Saved entries

———

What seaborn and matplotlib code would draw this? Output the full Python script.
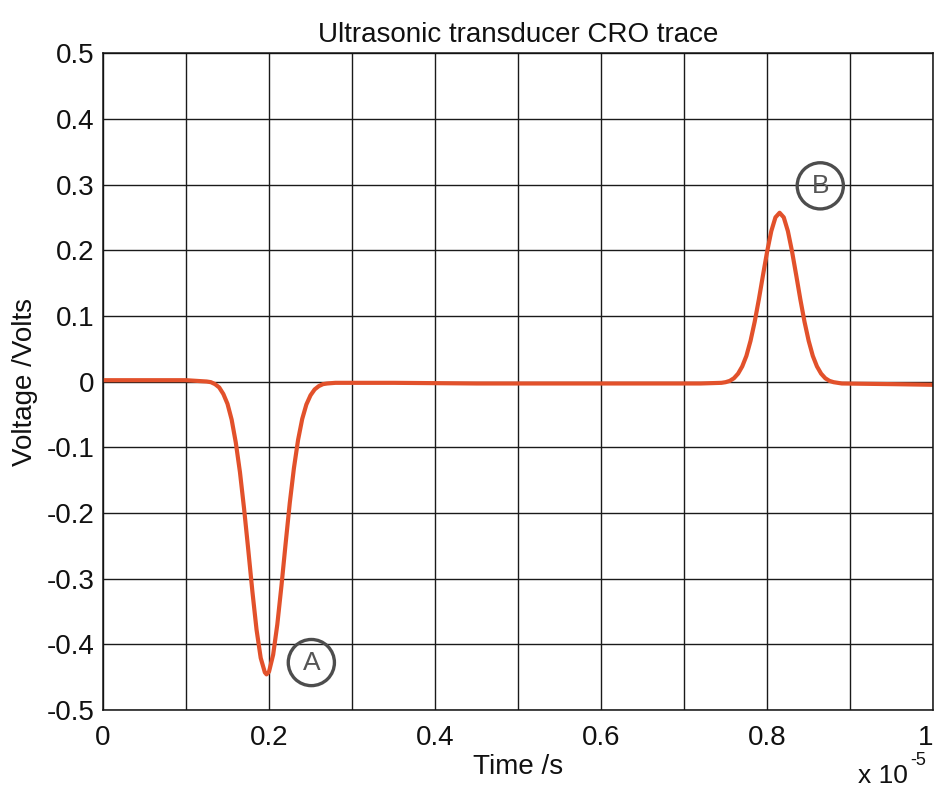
import numpy as np
import pandas as pd
import matplotlib
matplotlib.use("Agg")
import matplotlib.pyplot as plt
import seaborn as sns

# time in units of 1e-5 s, voltage in volts
time_vals = [0.0, 0.05, 0.10, 0.125, 0.13, 0.135, 0.14, 0.145, 0.15, 0.155, 0.16, 0.165,
             0.17, 0.175, 0.18, 0.185, 0.19, 0.195, 0.197, 0.20, 0.205, 0.21, 0.215,
             0.22, 0.225, 0.23, 0.235, 0.24, 0.245, 0.25, 0.255, 0.26, 0.265, 0.27,
             0.28, 0.35, 0.45, 0.55, 0.65, 0.72, 0.745,
             0.75, 0.755, 0.76, 0.765, 0.77, 0.775, 0.78, 0.785, 0.79, 0.795, 0.80,
             0.805, 0.81, 0.815, 0.82, 0.825, 0.83, 0.835, 0.84, 0.845, 0.85, 0.855,
             0.86, 0.865, 0.87, 0.875, 0.88, 0.89, 0.95, 1.0]
volt_vals = [0.002, 0.002, 0.002, 0.0, -0.001, -0.004, -0.009, -0.019, -0.034, -0.058,
             -0.093, -0.138, -0.194, -0.256, -0.320, -0.378, -0.421, -0.443, -0.446,
             -0.442, -0.416, -0.370, -0.311, -0.247, -0.185, -0.132, -0.089, -0.057,
             -0.035, -0.021, -0.012, -0.007, -0.004, -0.003,
             -0.002, -0.002, -0.003, -0.003, -0.003, -0.003, -0.002,
             -0.001, 0.001, 0.005, 0.012, 0.023, 0.039, 0.062, 0.091, 0.125, 0.162,
             0.198, 0.229, 0.250, 0.257, 0.250, 0.229, 0.198, 0.162, 0.125, 0.091,
             0.062, 0.039, 0.023, 0.012, 0.005, 0.001, -0.001, -0.003, -0.004, -0.005]

x_ticks = [0.0, 0.1, 0.2, 0.3, 0.4, 0.5, 0.6, 0.7, 0.8, 0.9, 1.0]
x_labels = ["0", "", "0.2", "", "0.4", "", "0.6", "", "0.8", "", "1"]
y_ticks = [-0.5, -0.4, -0.3, -0.2, -0.1, 0.0, 0.1, 0.2, 0.3, 0.4, 0.5]
y_labels = ["-0.5", "-0.4", "-0.3", "-0.2", "-0.1", "0", "0.1", "0.2", "0.3", "0.4", "0.5"]

# hand-written circled markers on the scan
marker_labels = ["A", "B"]
marker_x = [0.251, 0.864]
marker_y = [-0.428, 0.298]

df = pd.DataFrame({"t": time_vals, "v": volt_vals})

sns.set_theme(style="white")
plt.rcParams["font.family"] = ["Liberation Sans", "DejaVu Sans"]
plt.rcParams["axes.unicode_minus"] = False

fig = plt.figure(figsize=(9.36, 7.94), dpi=100)
ax = fig.add_axes([0.110, 0.106, 0.887, 0.827])

sns.lineplot(data=df, x="t", y="v", ax=ax, color="#e2512b", linewidth=3.0,
             sort=False, estimator=None)

for lab, mx, my in zip(marker_labels, marker_x, marker_y):
    ax.text(mx, my, lab, fontsize=19, color="#555555", ha="center", va="center",
            bbox=dict(boxstyle="circle,pad=0.42", facecolor="none",
                      edgecolor="#4d4d4d", linewidth=2.4))

ax.set_xlim(0, 1)
ax.set_ylim(-0.5, 0.5)
ax.set_xticks(x_ticks)
ax.set_xticklabels(x_labels)
ax.set_yticks(y_ticks)
ax.set_yticklabels(y_labels)
ax.grid(True, color="#1a1a1a", linewidth=1.0)
ax.set_axisbelow(True)
for s in ax.spines.values():
    s.set_color("#111111")
    s.set_linewidth(1.1)
ax.tick_params(axis="both", length=0, labelsize=20, colors="#111111")
ax.tick_params(axis="x", pad=11)
ax.tick_params(axis="y", pad=6)
ax.get_xticklabels()[-1].set_horizontalalignment("right")

ax.set_xlabel("Time /s", fontsize=20, color="#111111", labelpad=2)
ax.set_ylabel("Voltage /Volts", fontsize=20, color="#111111", labelpad=6)
ax.set_title("Ultrasonic transducer CRO trace", fontsize=20, color="#111111", pad=8)
fig.text(0.970, 0.008, "x 10", fontsize=19, color="#111111", ha="right", va="bottom")
fig.text(0.972, 0.032, "-5", fontsize=13, color="#111111", ha="left", va="bottom")

fig.savefig("out.png", dpi=100)
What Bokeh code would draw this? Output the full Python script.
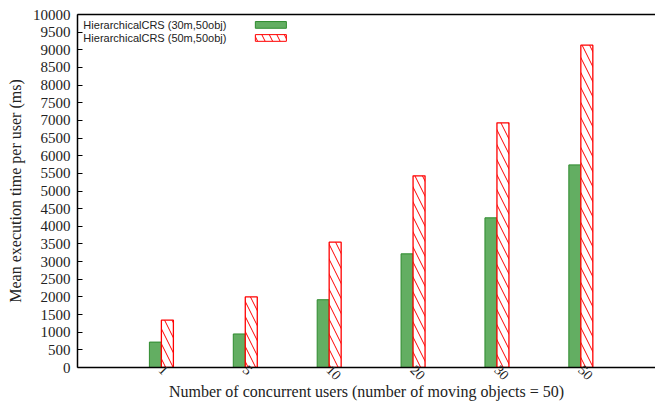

———

EXERCISE
Restate the lines of the records exactly, starting at the first and stopping after the line with "-0.003, -0.004, -0.005]". Leave out any picture.

SOLUTION FOR THIS TASK
What seaborn and matplotlib code would draw this? Output the full Python script.
import numpy as np
import pandas as pd
import matplotlib
matplotlib.use("Agg")
import matplotlib.pyplot as plt
import seaborn as sns

# time in units of 1e-5 s, voltage in volts
time_vals = [0.0, 0.05, 0.10, 0.125, 0.13, 0.135, 0.14, 0.145, 0.15, 0.155, 0.16, 0.165,
             0.17, 0.175, 0.18, 0.185, 0.19, 0.195, 0.197, 0.20, 0.205, 0.21, 0.215,
             0.22, 0.225, 0.23, 0.235, 0.24, 0.245, 0.25, 0.255, 0.26, 0.265, 0.27,
             0.28, 0.35, 0.45, 0.55, 0.65, 0.72, 0.745,
             0.75, 0.755, 0.76, 0.765, 0.77, 0.775, 0.78, 0.785, 0.79, 0.795, 0.80,
             0.805, 0.81, 0.815, 0.82, 0.825, 0.83, 0.835, 0.84, 0.845, 0.85, 0.855,
             0.86, 0.865, 0.87, 0.875, 0.88, 0.89, 0.95, 1.0]
volt_vals = [0.002, 0.002, 0.002, 0.0, -0.001, -0.004, -0.009, -0.019, -0.034, -0.058,
             -0.093, -0.138, -0.194, -0.256, -0.320, -0.378, -0.421, -0.443, -0.446,
             -0.442, -0.416, -0.370, -0.311, -0.247, -0.185, -0.132, -0.089, -0.057,
             -0.035, -0.021, -0.012, -0.007, -0.004, -0.003,
             -0.002, -0.002, -0.003, -0.003, -0.003, -0.003, -0.002,
             -0.001, 0.001, 0.005, 0.012, 0.023, 0.039, 0.062, 0.091, 0.125, 0.162,
             0.198, 0.229, 0.250, 0.257, 0.250, 0.229, 0.198, 0.162, 0.125, 0.091,
             0.062, 0.039, 0.023, 0.012, 0.005, 0.001, -0.001, -0.003, -0.004, -0.005]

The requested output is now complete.